Why did Sinclair Research launch the QL in January, promising deliveries by the end of February, when it must have been clear that those could not be fulfilled? At that stage even the operating system was incomplete. Searle was ready for that one:

"We were over-optimistic and were two months out in our calculations. Next time we will be two months more accurate in our estimates. Most companies have, at some time, been guilty of promising more than they can deliver. Sinclair Research has done it for the last time."

Was Searle aware that there were rumours to the effect that the QL was launched prematurely to improve the company's end-of-year accounts? Those rumours suggested that when Sinclair puts a quantity of shares on to the Stock Exchange later this year the amount paid for those shares will reflect the profit made by Sinclair in the previous year, ending June, 1984. Customers who paid £400 for a QL in advance will have contributed more than £1 million towards the company assets, it has been suggested.

"That is totally untrue," Searle replied firmly. "The accounts are unaffected by the money which has been placed in the trust fund. None of the sales can be counted until deliveries have been made."

Turning to the subject of QL software Searle became animated at the prospects: "Hundreds of titles will be available soon. Even publishers in the U.S. have expressed interest and some are working on software now."

He anticipated that a significant percentage of software will be developed under licence from Sinclair Research, which is offering generous royalty deals to interested houses. The company still planned to maintain its monopoly on the manufacture of cartridges for the QL and Searle believed that that would not cause difficulties in meeting demand.

No definite dates for QL peripherals could be given, although he was confident that some would appear before the end of the year. Sinclair did not plan to develop all the add-ons and had been approached by other companies with which it was considering the possibility of joint ventures.

The mention of the recently published book by Boris Allan, The Sinclair QL Companion, brought a chuckle from Searle. Though hesitant to advance an opinion on it, he admired the speed at which it had been produced. "If we could get computers out as fast we would have no problems."

Moving away from the QL towards other Sinclair products, Searle revealed that the company has no immediate plans to produce new software for the Interface Two. "There are steady sales at the moment but it is not going to change the world." He seemed to think it had been a mistake: "When it was launched I believed the market was moving towards firmware rather than software. Events have proved me wrong."
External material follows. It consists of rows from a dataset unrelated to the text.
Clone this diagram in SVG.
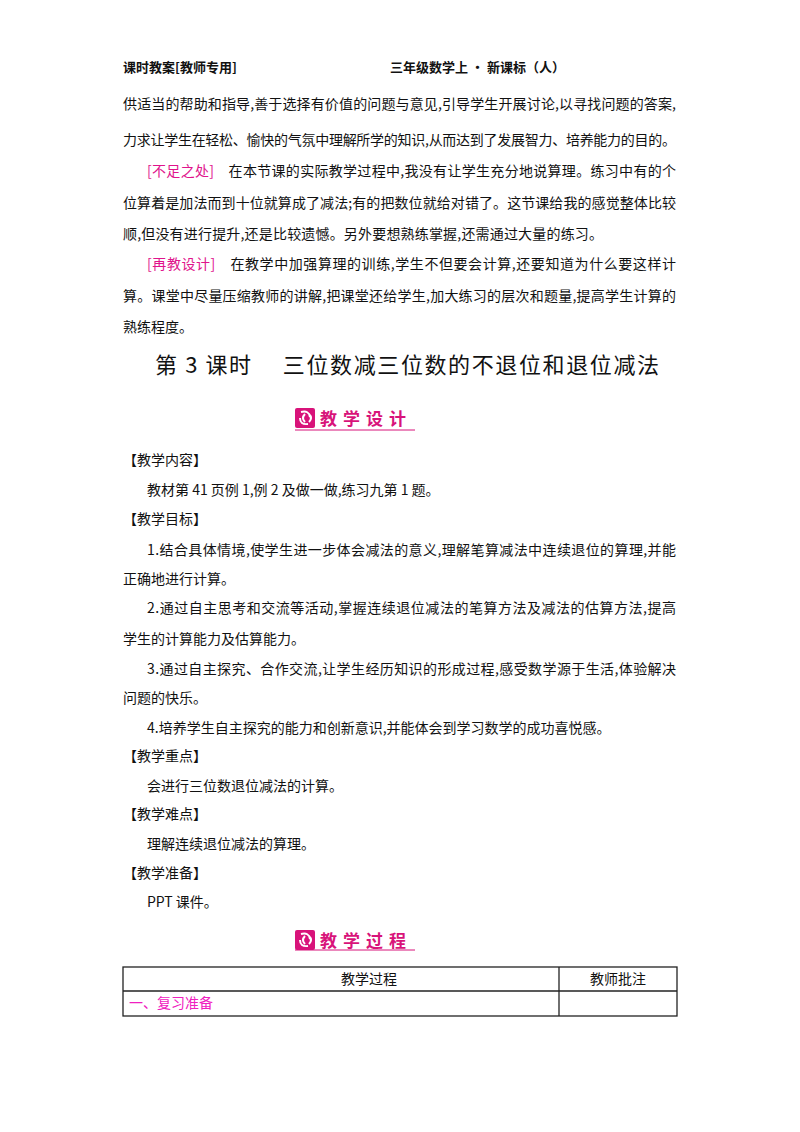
<svg xmlns="http://www.w3.org/2000/svg" width="800" height="1132" viewBox="0 0 800 1132">
<style>
text{font-family:"Noto Sans CJK SC","Liberation Serif",serif;font-size:14px;fill:#111}
.h{font-size:13px;font-weight:bold}
.t{font-size:22px}
.pk{fill:#e0148c}
.m{fill:#f020c0}
.ic{font-size:17px;font-weight:bold;fill:#d8137a}
.tb{fill:none;stroke:#222;stroke-width:1.3}
</style>
<rect width="800" height="1132" fill="#fff"/>
<text class="h" x="123" y="72">课时教案[教师专用]</text>
<text class="h" x="390" y="72">三年级数学上 · 新课标（人）</text>
<text x="123" y="109" textLength="553" lengthAdjust="spacing">供适当的帮助和指导,善于选择有价值的问题与意见,引导学生开展讨论,以寻找问题的答案,</text>
<text x="123" y="145" textLength="553" lengthAdjust="spacing">力求让学生在轻松、愉快的气氛中理解所学的知识,从而达到了发展智力、培养能力的目的。</text>
<text x="147" y="176" textLength="529" lengthAdjust="spacing"><tspan class="pk">[不足之处]</tspan>　在本节课的实际教学过程中,我没有让学生充分地说算理。练习中有的个</text>
<text x="123" y="208" textLength="553" lengthAdjust="spacing">位算着是加法而到十位就算成了减法;有的把数位就给对错了。这节课给我的感觉整体比较</text>
<text x="123" y="239" textLength="480" lengthAdjust="spacing">顺,但没有进行提升,还是比较遗憾。另外要想熟练掌握,还需通过大量的练习。</text>
<text x="147" y="269" textLength="529" lengthAdjust="spacing"><tspan class="pk">[再教设计]</tspan>　在教学中加强算理的训练,学生不但要会计算,还要知道为什么要这样计</text>
<text x="123" y="301" textLength="553" lengthAdjust="spacing">算。课堂中尽量压缩教师的讲解,把课堂还给学生,加大练习的层次和题量,提高学生计算的</text>
<text x="123" y="332">熟练程度。</text>
<text class="t" x="155" y="373" textLength="504" lengthAdjust="spacing">第 3 课时　 三位数减三位数的不退位和退位减法</text>
<g id="icon1">
<rect x="295" y="408" width="20" height="20" rx="2" fill="#d8137a"/>
<path d="M301 412 q8 -2 9 5 M300 418 q0 7 8 6 M305 414 q-4 4 0 8 M309 422 q4 -4 0 -8" fill="none" stroke="#fff" stroke-width="2"/>
<text class="ic" x="320" y="425" textLength="86" lengthAdjust="spacing">教学设计</text>
<line x1="295" y1="430" x2="415" y2="430" stroke="#d8137a" stroke-width="1"/>
</g>
<text x="123" y="465">【教学内容】</text>
<text x="147" y="495">教材第 41 页例 1,例 2 及做一做,练习九第 1 题。</text>
<text x="123" y="524">【教学目标】</text>
<text x="147" y="555" textLength="529" lengthAdjust="spacing">1.结合具体情境,使学生进一步体会减法的意义,理解笔算减法中连续退位的算理,并能</text>
<text x="123" y="584">正确地进行计算。</text>
<text x="147" y="613" textLength="529" lengthAdjust="spacing">2.通过自主思考和交流等活动,掌握连续退位减法的笔算方法及减法的估算方法,提高</text>
<text x="123" y="644">学生的计算能力及估算能力。</text>
<text x="147" y="674" textLength="529" lengthAdjust="spacing">3.通过自主探究、合作交流,让学生经历知识的形成过程,感受数学源于生活,体验解决</text>
<text x="123" y="703">问题的快乐。</text>
<text x="147" y="733">4.培养学生自主探究的能力和创新意识,并能体会到学习数学的成功喜悦感。</text>
<text x="123" y="761">【教学重点】</text>
<text x="147" y="791">会进行三位数退位减法的计算。</text>
<text x="123" y="819">【教学难点】</text>
<text x="147" y="849">理解连续退位减法的算理。</text>
<text x="123" y="878">【教学准备】</text>
<text x="147" y="907">PPT 课件。</text>
<g id="icon2">
<rect x="295" y="930" width="20" height="20" rx="2" fill="#d8137a"/>
<path d="M301 934 q8 -2 9 5 M300 940 q0 7 8 6 M305 936 q-4 4 0 8 M309 944 q4 -4 0 -8" fill="none" stroke="#fff" stroke-width="2"/>
<text class="ic" x="320" y="947" textLength="86" lengthAdjust="spacing">教学过程</text>
<line x1="295" y1="950" x2="415" y2="950" stroke="#d8137a" stroke-width="1"/>
</g>
<g id="table">
<rect class="tb" x="123" y="967" width="554" height="49"/>
<line class="tb" x1="123" y1="991" x2="677" y2="991"/>
<line class="tb" x1="559" y1="967" x2="559" y2="1016"/>
<text x="341" y="984">教学过程</text>
<text x="590" y="984">教师批注</text>
<text class="m" x="129" y="1008">一、复习准备</text>
</g>
</svg>
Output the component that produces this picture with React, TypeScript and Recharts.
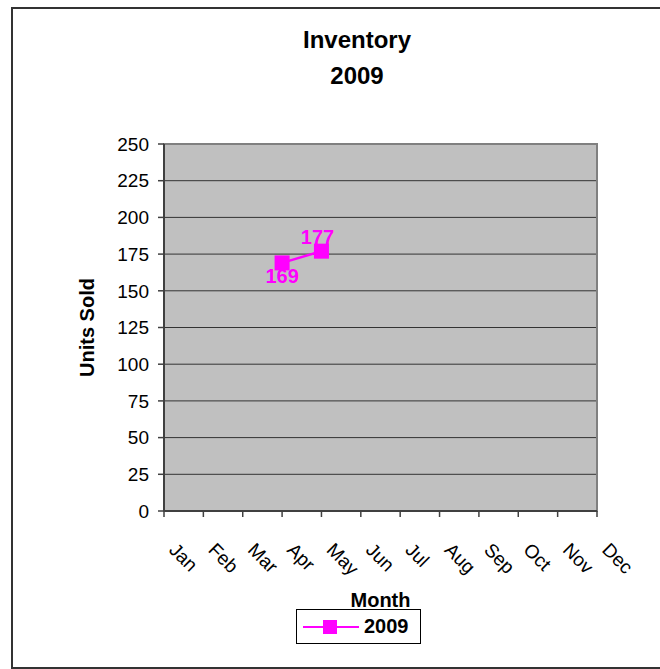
import React from 'react';
import { LineChart, Line, XAxis, YAxis, CartesianGrid, Legend, LabelList, ReferenceArea, Label } from 'recharts';

const months = ['Jan', 'Feb', 'Mar', 'Apr', 'May', 'Jun', 'Jul', 'Aug', 'Sep', 'Oct', 'Nov', 'Dec'];
const units2009: (number | null)[] = [null, null, null, 169, 177, null, null, null, null, null, null, null];
const yTicks = [0, 25, 50, 75, 100, 125, 150, 175, 200, 225, 250];

const FONT = '"Liberation Sans", Arial, sans-serif';
const MAGENTA = '#FF00FF';
const AXIS = '#404040';

const data = months.map((m, i) => ({ month: m, y2009: units2009[i] }));
const defined = units2009.filter((v): v is number => v !== null);
const peak = Math.max(...defined);

const MonthTick = (props: any) => {
  const { x, y, payload } = props;
  return (
    <g transform={`translate(${x + 4},${y + 32})`}>
      <text x={0} y={0} transform="rotate(45)" textAnchor="start" fontSize={19} fontFamily={FONT} fill="#000">
        {payload.value}
      </text>
    </g>
  );
};

const SquareDot = (props: any) => {
  const { cx, cy, value } = props;
  if (value === null || value === undefined || cx == null || cy == null) return null;
  return <rect x={cx - 7.5} y={cy - 7.5} width={15} height={15} fill={MAGENTA} />;
};

// Excel put the lower point's label underneath and the higher one on top
const PointLabel = (props: any) => {
  const { x, y, value } = props;
  if (value === null || value === undefined) return null;
  const above = value === peak;
  return (
    <text
      x={above ? x - 4 : x}
      y={above ? y - 7 : y + 20}
      textAnchor="middle"
      fontSize={20}
      fontWeight="bold"
      fontFamily={FONT}
      fill={MAGENTA}
    >
      {value}
    </text>
  );
};

const LegendBox = () => (
  <div
    style={{
      boxSizing: 'border-box',
      width: 125,
      height: 35,
      border: '1px solid #000',
      background: '#fff',
      display: 'flex',
      alignItems: 'center',
      paddingLeft: 6,
      fontFamily: FONT,
    }}
  >
    <svg width={56} height={20}>
      <line x1={0} y1={10} x2={56} y2={10} stroke={MAGENTA} strokeWidth={2} />
      <rect x={20} y={3} width={14} height={14} fill={MAGENTA} />
    </svg>
    <span style={{ marginLeft: 5, fontSize: 20, fontWeight: 'bold', color: '#000' }}>2009</span>
  </div>
);

export default function App() {
  return (
    <div style={{ position: 'absolute', left: 0, top: 0, width: 660, height: 669, overflow: 'hidden', background: '#fff' }}>
      <div
        style={{
          position: 'absolute',
          left: 11,
          top: 7,
          width: 660,
          height: 662,
          border: '2px solid #333',
          boxSizing: 'border-box',
        }}
      />
      <LineChart width={660} height={669} data={data} margin={{ top: 144, right: 63, bottom: 25, left: 84 }}>
        <CartesianGrid vertical={false} fill="#C0C0C0" fillOpacity={1} stroke="#333" horizontalValues={yTicks} />
        <ReferenceArea y1={0} y2={250} fill="none" fillOpacity={0} stroke="#808080" strokeWidth={2} ifOverflow="visible" />
        <XAxis
          dataKey="month"
          interval={0}
          padding={{ left: 0, right: 0 }}
          height={98}
          tick={<MonthTick />}
          tickSize={6}
          axisLine={{ stroke: AXIS, strokeWidth: 2 }}
          tickLine={{ stroke: AXIS, strokeWidth: 1.5 }}
        >
          <Label
            value="Month"
            position="insideBottom"
            offset={2}
            style={{ fontSize: 20, fontWeight: 'bold', fontFamily: FONT, fill: '#000' }}
          />
        </XAxis>
        <YAxis
          width={80}
          domain={[0, 250]}
          ticks={yTicks}
          interval={0}
          tickSize={6}
          tickMargin={9}
          tick={{ fontSize: 19, fontFamily: FONT, fill: '#000' }}
          axisLine={{ stroke: AXIS, strokeWidth: 2 }}
          tickLine={{ stroke: AXIS, strokeWidth: 1.5 }}
        >
          <Label
            content={(p: any) => {
              const vb = p.viewBox;
              const cx = vb.x + 3;
              const cy = vb.y + vb.height / 2;
              return (
                <text
                  x={cx}
                  y={cy}
                  transform={`rotate(-90, ${cx}, ${cy})`}
                  textAnchor="middle"
                  dominantBaseline="central"
                  fontSize={20}
                  fontWeight="bold"
                  fontFamily={FONT}
                  fill="#000"
                >
                  Units Sold
                </text>
              );
            }}
          />
        </YAxis>
        <Legend verticalAlign="bottom" wrapperStyle={{ left: 296, width: 125, bottom: 25 }} content={<LegendBox />} />
        <Line
          type="linear"
          dataKey="y2009"
          name="2009"
          stroke={MAGENTA}
          strokeWidth={2.5}
          dot={<SquareDot />}
          activeDot={false}
          isAnimationActive={false}
        >
          <LabelList dataKey="y2009" content={<PointLabel />} />
        </Line>
      </LineChart>
      <div
        style={{
          position: 'absolute',
          left: 257,
          top: 22,
          width: 200,
          textAlign: 'center',
          fontFamily: FONT,
          fontWeight: 'bold',
          fontSize: 24,
          lineHeight: '36px',
          color: '#000',
        }}
      >
        <div>Inventory</div>
        <div>2009</div>
      </div>
    </div>
  );
}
He confirmed that the ZX printer had been discontinued and would be available only while stocks last. Sinclair did not intend to produce another printer.

Finally, the subject of faulty Spectrums. With some retailers saying that the number of returned machines was as high as 40 percent of Spectrums sold and few claiming it was less than 25 percent, did Searle admit that there had been a serious fall in quality?

He confessed he was unhappy with the situation: "There are more returns than I would like but I think the problem has been magnified in some people's minds".

He suggested that many perfectly good Spectrums were returned by inexperienced first-time users and denied that the figures were as high as those quoted. "If they were, I would be out of a job."

Sinclair Research was, nevertheless, anxious to rectify things, particularly as there had been a conflict recently in the company between those who advocated quality and those who demanded quantity. Searle had acted as referee previously but now feels the time has arrived for a concerted drive towards a better product.

"Computers are not yet mature products but they will be soon, and quality is already improving substantially. The returns are liveable with but we must be damn sure that we get as good in quality as we have done in price."

With that Searle excused himself and rushed to face another crisis. He had given away little and neglected to mention the "innovations in the QC area". It is, of course, possible that QC referred to Quality Control. What a pity.